Although neither the proposed version nor final version of the FY 2015 IPPS rule includes any regulatory changes relating to the 2-midnight benchmark, CMS has indicated that it has received a number of public comments regarding the current regulation. CMS has stated that, during the summer and fall of 2014, CMS plans to evaluate the results of the "probe & educate" process (a process by which MACs are reviewing a prepayment, provider-specific probe sample of inpatient Part A claims for appropriateness of inpatient admission under the revised 2-midnight benchmark and providing provider-specific education, as necessary, to correct improper payments) and to issue additional subregulatory guidance to CMS's claim review contractors, if necessary, to ensure consistency in application of the 2-midnight policy. CMS has indicated to stakeholders that it will consider all suggestions as it develops this subregulatory guidance.

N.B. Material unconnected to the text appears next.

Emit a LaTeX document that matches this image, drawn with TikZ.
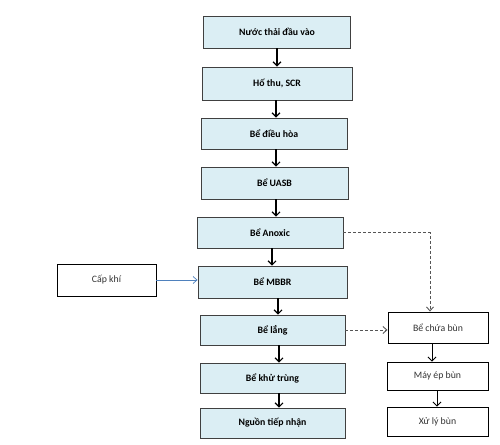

Hospital Price Transparency – TIE
In an effort to improve pricing transparency, as mandated by the ACA, the Public Health Service Act required that each hospital make public a list of its standard charges for items and services. In the proposed 2015 IPPS rule, CMS reminded hospitals of their obligation to comply with the statutory requirements, and in the final rule, CMS reiterates that its guidelines for implementing the Public Health Service Act are that hospitals either make public a list of their standard charges (whether that be the chargemaster itself or in another form of their choice) or their policies for allowing the public to view a list of those charges in response to an inquiry.